The Clippings series consists of thirteen scrapbooks kept by Marshall with news clippings, mostly regarding his books. While much of the view of Marshall's earlier career is obscured by the absence of his correspondence from the 1920s to the 1950s, the clippings fill in many of the gaps. It is here that we see the public's response to Marshall's work in the first years of his career and certain titles of his books never mentioned in the correspondence (The Stooping Venus, Delilah Upside Down, Luckypenny, etc.). We also see events following the publication of some of his books, as George Brown's School Days is banned in Ireland (Box 13, Folder 1, @ 1945) and The Fair Bride is removed from a public library in Scotland with great controversy (Box 13, Folder 4, @ 1954).

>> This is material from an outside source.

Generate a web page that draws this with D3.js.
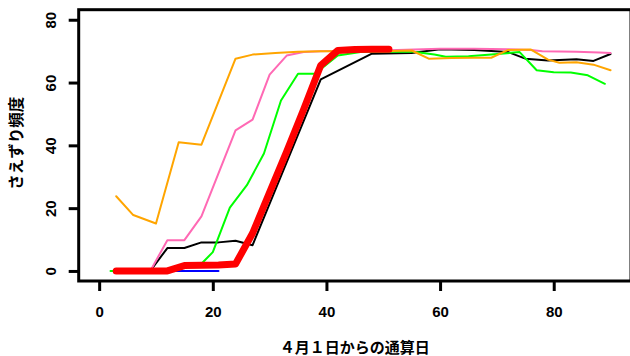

The Thesis series consists of two doctoral dissertations about Marshall's works, one by a German student and the other by an Italian student. Both theses are written in the authors' native languages and both focus their discussion on Marshall's use of religion in his books.

Processed by Michael J. North.

Dates

  • 1924-1987
  • Majority of material found within 1960-1979

Conditions Governing Access note

Most manuscripts collections at the Georgetown University Booth Family Center for Special Collections are open to researchers; however, restrictions may apply to some collections. Collections stored off site require a minimum of three days for retrieval. For use of all manuscripts collections, researchers are advised to contact the Booth Family Center for Special Collections in advance of any visit.

Extent

21 Linear Feet (14 boxes)

Biogrpahical note

The Bruce Marshall Papers primarily consist of correspondence, manuscripts and news clippings, all tracing Burce Marshall's career as an author from 1924 until his death in 1987. The papers comprise 21 linear feet, arranged in 14 boxes, consisting of three hundred thirty folders.

Burce Marshall's career as a successful writer began in 1924 with the publication of the novel, This Sorry Scheme. A stream of novels soon followed, but none of the fiction he wrote before the Second World war gained as much notoriety or staying power as Father Malachy's Miracle. It was not until after the Second World Was that Marshall was able to become a writer full-time, giving up his work as an accountant. Among his better known works after the Second World war is Thw white Rabbit, a biography of Wing Commander F.F.E. Yeo-Thomas, describing in vivid detail his exploits and sufferings while in the Resistance during the War (1953). A string of books followed over the next 34 years, most of which were novels.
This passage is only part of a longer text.